[Rows from a dataset]
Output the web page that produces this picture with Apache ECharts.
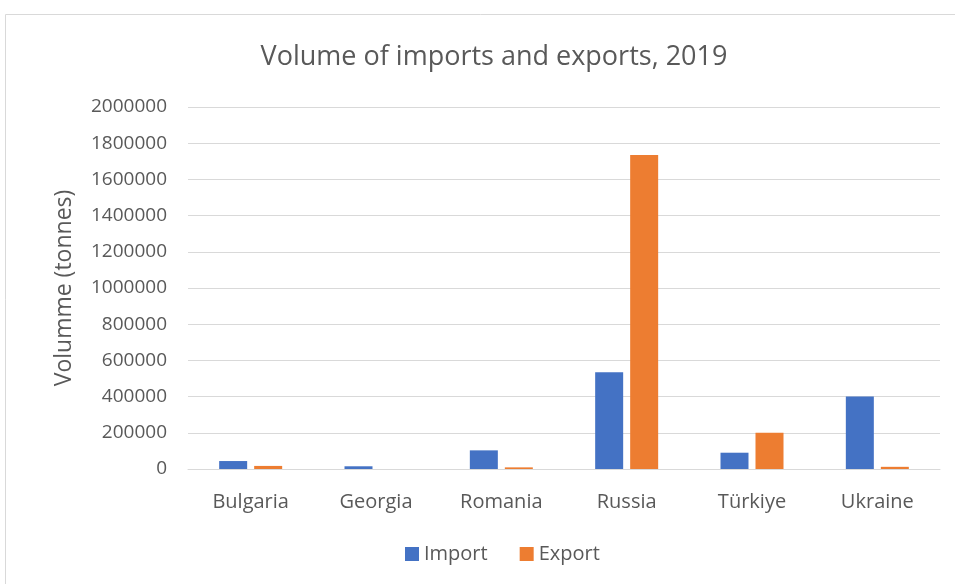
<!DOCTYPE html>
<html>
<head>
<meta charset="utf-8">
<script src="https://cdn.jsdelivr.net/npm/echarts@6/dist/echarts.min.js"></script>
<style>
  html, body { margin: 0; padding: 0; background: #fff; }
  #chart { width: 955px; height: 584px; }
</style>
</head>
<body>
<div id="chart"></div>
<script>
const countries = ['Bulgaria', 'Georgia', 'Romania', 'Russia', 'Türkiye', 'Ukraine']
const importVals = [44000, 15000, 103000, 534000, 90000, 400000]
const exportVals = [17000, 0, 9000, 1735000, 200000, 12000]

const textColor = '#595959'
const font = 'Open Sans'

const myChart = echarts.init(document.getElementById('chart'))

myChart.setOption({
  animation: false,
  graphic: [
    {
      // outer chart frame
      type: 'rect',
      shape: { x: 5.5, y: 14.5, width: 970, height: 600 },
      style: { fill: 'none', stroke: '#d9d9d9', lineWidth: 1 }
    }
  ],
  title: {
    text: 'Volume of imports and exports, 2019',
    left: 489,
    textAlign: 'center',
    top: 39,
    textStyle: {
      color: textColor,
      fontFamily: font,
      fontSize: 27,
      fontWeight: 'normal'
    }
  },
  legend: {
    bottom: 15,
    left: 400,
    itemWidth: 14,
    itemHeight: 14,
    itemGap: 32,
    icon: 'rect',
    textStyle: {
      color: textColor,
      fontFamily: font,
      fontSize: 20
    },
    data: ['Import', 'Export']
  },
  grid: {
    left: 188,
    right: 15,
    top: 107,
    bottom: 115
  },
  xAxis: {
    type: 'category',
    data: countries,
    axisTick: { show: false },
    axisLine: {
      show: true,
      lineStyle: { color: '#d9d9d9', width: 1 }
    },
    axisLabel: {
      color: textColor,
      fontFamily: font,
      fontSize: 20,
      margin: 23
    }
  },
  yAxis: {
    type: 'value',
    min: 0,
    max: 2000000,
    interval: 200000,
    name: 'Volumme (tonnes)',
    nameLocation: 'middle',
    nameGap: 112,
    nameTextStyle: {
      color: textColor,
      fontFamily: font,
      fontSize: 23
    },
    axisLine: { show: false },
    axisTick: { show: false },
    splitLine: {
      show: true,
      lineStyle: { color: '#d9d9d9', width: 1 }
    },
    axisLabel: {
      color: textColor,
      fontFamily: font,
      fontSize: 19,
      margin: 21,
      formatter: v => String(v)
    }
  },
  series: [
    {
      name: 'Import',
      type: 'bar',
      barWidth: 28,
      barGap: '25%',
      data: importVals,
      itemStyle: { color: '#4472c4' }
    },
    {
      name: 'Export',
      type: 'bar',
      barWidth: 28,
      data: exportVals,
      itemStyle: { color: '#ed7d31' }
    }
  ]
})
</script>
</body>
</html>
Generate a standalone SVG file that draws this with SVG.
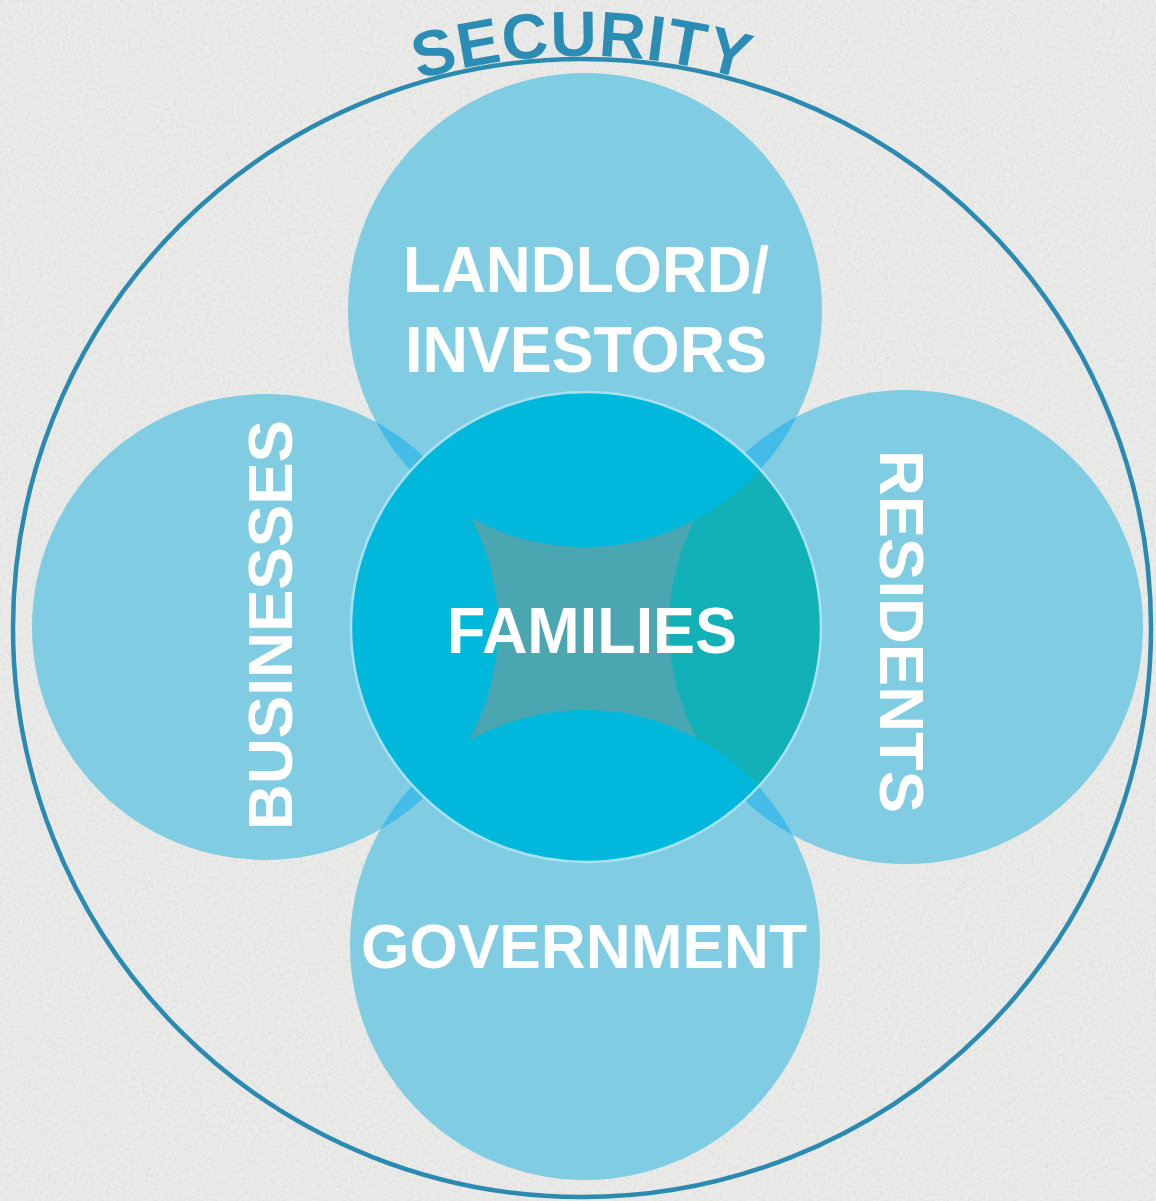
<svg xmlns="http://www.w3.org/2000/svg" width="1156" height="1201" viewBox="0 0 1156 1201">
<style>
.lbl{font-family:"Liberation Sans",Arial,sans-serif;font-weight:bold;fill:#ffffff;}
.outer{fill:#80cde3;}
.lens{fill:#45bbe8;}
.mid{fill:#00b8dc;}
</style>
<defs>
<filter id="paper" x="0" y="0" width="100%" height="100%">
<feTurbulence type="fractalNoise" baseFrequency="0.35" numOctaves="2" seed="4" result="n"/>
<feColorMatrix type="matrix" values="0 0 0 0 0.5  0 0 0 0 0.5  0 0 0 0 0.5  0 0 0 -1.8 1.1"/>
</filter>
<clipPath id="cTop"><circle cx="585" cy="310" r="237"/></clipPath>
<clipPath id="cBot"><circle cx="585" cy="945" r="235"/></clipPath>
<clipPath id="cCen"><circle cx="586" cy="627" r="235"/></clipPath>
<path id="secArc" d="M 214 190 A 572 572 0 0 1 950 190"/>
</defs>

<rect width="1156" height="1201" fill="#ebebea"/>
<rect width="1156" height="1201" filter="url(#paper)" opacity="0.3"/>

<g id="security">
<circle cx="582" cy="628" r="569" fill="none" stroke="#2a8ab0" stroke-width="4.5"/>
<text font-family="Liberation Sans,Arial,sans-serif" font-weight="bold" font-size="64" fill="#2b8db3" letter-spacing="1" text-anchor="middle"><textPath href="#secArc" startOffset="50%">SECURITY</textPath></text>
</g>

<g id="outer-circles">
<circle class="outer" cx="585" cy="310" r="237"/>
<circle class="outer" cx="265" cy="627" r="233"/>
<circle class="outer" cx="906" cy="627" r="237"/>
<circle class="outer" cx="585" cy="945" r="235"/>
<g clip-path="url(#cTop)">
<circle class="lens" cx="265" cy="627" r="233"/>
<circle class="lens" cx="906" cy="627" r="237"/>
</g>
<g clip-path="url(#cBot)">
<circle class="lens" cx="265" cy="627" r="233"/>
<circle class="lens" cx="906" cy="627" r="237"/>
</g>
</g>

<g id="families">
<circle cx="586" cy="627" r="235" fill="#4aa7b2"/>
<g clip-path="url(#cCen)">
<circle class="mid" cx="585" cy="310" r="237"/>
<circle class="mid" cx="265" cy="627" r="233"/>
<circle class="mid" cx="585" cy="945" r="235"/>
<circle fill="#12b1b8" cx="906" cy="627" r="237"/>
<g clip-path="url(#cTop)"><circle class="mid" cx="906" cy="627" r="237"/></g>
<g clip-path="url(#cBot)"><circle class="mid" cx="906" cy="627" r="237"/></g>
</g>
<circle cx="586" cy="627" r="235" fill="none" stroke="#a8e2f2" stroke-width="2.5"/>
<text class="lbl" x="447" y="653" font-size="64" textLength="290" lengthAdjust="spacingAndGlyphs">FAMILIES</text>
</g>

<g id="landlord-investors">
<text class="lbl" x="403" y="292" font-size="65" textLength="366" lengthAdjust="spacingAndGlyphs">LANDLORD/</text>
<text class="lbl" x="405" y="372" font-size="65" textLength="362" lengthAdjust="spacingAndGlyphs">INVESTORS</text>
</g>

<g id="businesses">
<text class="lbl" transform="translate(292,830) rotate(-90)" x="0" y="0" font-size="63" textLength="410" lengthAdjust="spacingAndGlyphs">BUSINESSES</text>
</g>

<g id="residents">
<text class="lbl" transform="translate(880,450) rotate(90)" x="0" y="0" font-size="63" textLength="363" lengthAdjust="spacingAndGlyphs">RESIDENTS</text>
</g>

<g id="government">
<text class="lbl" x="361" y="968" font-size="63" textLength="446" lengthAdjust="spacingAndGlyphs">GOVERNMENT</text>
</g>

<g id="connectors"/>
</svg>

The task ▸ Extract all the entries word for word; omit any pictures.

Result for this task ▸
Output the web page that produces this picture with Apache ECharts.
<!DOCTYPE html>
<html>
<head>
<meta charset="utf-8">
<script src="https://cdn.jsdelivr.net/npm/echarts@6/dist/echarts.min.js"></script>
<style>
  html, body { margin: 0; padding: 0; background: #fff; }
  #chart { width: 955px; height: 584px; }
</style>
</head>
<body>
<div id="chart"></div>
<script>
const countries = ['Bulgaria', 'Georgia', 'Romania', 'Russia', 'Türkiye', 'Ukraine']
const importVals = [44000, 15000, 103000, 534000, 90000, 400000]
const exportVals = [17000, 0, 9000, 1735000, 200000, 12000]

const textColor = '#595959'
const font = 'Open Sans'

const myChart = echarts.init(document.getElementById('chart'))

myChart.setOption({
  animation: false,
  graphic: [
    {
      // outer chart frame
      type: 'rect',
      shape: { x: 5.5, y: 14.5, width: 970, height: 600 },
      style: { fill: 'none', stroke: '#d9d9d9', lineWidth: 1 }
    }
  ],
  title: {
    text: 'Volume of imports and exports, 2019',
    left: 489,
    textAlign: 'center',
    top: 39,
    textStyle: {
      color: textColor,
      fontFamily: font,
      fontSize: 27,
      fontWeight: 'normal'
    }
  },
  legend: {
    bottom: 15,
    left: 400,
    itemWidth: 14,
    itemHeight: 14,
    itemGap: 32,
    icon: 'rect',
    textStyle: {
      color: textColor,
      fontFamily: font,
      fontSize: 20
    },
    data: ['Import', 'Export']
  },
  grid: {
    left: 188,
    right: 15,
    top: 107,
    bottom: 115
  },
  xAxis: {
    type: 'category',
    data: countries,
    axisTick: { show: false },
    axisLine: {
      show: true,
      lineStyle: { color: '#d9d9d9', width: 1 }
    },
    axisLabel: {
      color: textColor,
      fontFamily: font,
      fontSize: 20,
      margin: 23
    }
  },
  yAxis: {
    type: 'value',
    min: 0,
    max: 2000000,
    interval: 200000,
    name: 'Volumme (tonnes)',
    nameLocation: 'middle',
    nameGap: 112,
    nameTextStyle: {
      color: textColor,
      fontFamily: font,
      fontSize: 23
    },
    axisLine: { show: false },
    axisTick: { show: false },
    splitLine: {
      show: true,
      lineStyle: { color: '#d9d9d9', width: 1 }
    },
    axisLabel: {
      color: textColor,
      fontFamily: font,
      fontSize: 19,
      margin: 21,
      formatter: v => String(v)
    }
  },
  series: [
    {
      name: 'Import',
      type: 'bar',
      barWidth: 28,
      barGap: '25%',
      data: importVals,
      itemStyle: { color: '#4472c4' }
    },
    {
      name: 'Export',
      type: 'bar',
      barWidth: 28,
      data: exportVals,
      itemStyle: { color: '#ed7d31' }
    }
  ]
})
</script>
</body>
</html>
Generate a standalone SVG file that draws this with SVG.
<svg xmlns="http://www.w3.org/2000/svg" width="1156" height="1201" viewBox="0 0 1156 1201">
<style>
.lbl{font-family:"Liberation Sans",Arial,sans-serif;font-weight:bold;fill:#ffffff;}
.outer{fill:#80cde3;}
.lens{fill:#45bbe8;}
.mid{fill:#00b8dc;}
</style>
<defs>
<filter id="paper" x="0" y="0" width="100%" height="100%">
<feTurbulence type="fractalNoise" baseFrequency="0.35" numOctaves="2" seed="4" result="n"/>
<feColorMatrix type="matrix" values="0 0 0 0 0.5  0 0 0 0 0.5  0 0 0 0 0.5  0 0 0 -1.8 1.1"/>
</filter>
<clipPath id="cTop"><circle cx="585" cy="310" r="237"/></clipPath>
<clipPath id="cBot"><circle cx="585" cy="945" r="235"/></clipPath>
<clipPath id="cCen"><circle cx="586" cy="627" r="235"/></clipPath>
<path id="secArc" d="M 214 190 A 572 572 0 0 1 950 190"/>
</defs>

<rect width="1156" height="1201" fill="#ebebea"/>
<rect width="1156" height="1201" filter="url(#paper)" opacity="0.3"/>

<g id="security">
<circle cx="582" cy="628" r="569" fill="none" stroke="#2a8ab0" stroke-width="4.5"/>
<text font-family="Liberation Sans,Arial,sans-serif" font-weight="bold" font-size="64" fill="#2b8db3" letter-spacing="1" text-anchor="middle"><textPath href="#secArc" startOffset="50%">SECURITY</textPath></text>
</g>

<g id="outer-circles">
<circle class="outer" cx="585" cy="310" r="237"/>
<circle class="outer" cx="265" cy="627" r="233"/>
<circle class="outer" cx="906" cy="627" r="237"/>
<circle class="outer" cx="585" cy="945" r="235"/>
<g clip-path="url(#cTop)">
<circle class="lens" cx="265" cy="627" r="233"/>
<circle class="lens" cx="906" cy="627" r="237"/>
</g>
<g clip-path="url(#cBot)">
<circle class="lens" cx="265" cy="627" r="233"/>
<circle class="lens" cx="906" cy="627" r="237"/>
</g>
</g>

<g id="families">
<circle cx="586" cy="627" r="235" fill="#4aa7b2"/>
<g clip-path="url(#cCen)">
<circle class="mid" cx="585" cy="310" r="237"/>
<circle class="mid" cx="265" cy="627" r="233"/>
<circle class="mid" cx="585" cy="945" r="235"/>
<circle fill="#12b1b8" cx="906" cy="627" r="237"/>
<g clip-path="url(#cTop)"><circle class="mid" cx="906" cy="627" r="237"/></g>
<g clip-path="url(#cBot)"><circle class="mid" cx="906" cy="627" r="237"/></g>
</g>
<circle cx="586" cy="627" r="235" fill="none" stroke="#a8e2f2" stroke-width="2.5"/>
<text class="lbl" x="447" y="653" font-size="64" textLength="290" lengthAdjust="spacingAndGlyphs">FAMILIES</text>
</g>

<g id="landlord-investors">
<text class="lbl" x="403" y="292" font-size="65" textLength="366" lengthAdjust="spacingAndGlyphs">LANDLORD/</text>
<text class="lbl" x="405" y="372" font-size="65" textLength="362" lengthAdjust="spacingAndGlyphs">INVESTORS</text>
</g>

<g id="businesses">
<text class="lbl" transform="translate(292,830) rotate(-90)" x="0" y="0" font-size="63" textLength="410" lengthAdjust="spacingAndGlyphs">BUSINESSES</text>
</g>

<g id="residents">
<text class="lbl" transform="translate(880,450) rotate(90)" x="0" y="0" font-size="63" textLength="363" lengthAdjust="spacingAndGlyphs">RESIDENTS</text>
</g>

<g id="government">
<text class="lbl" x="361" y="968" font-size="63" textLength="446" lengthAdjust="spacingAndGlyphs">GOVERNMENT</text>
</g>

<g id="connectors"/>
</svg>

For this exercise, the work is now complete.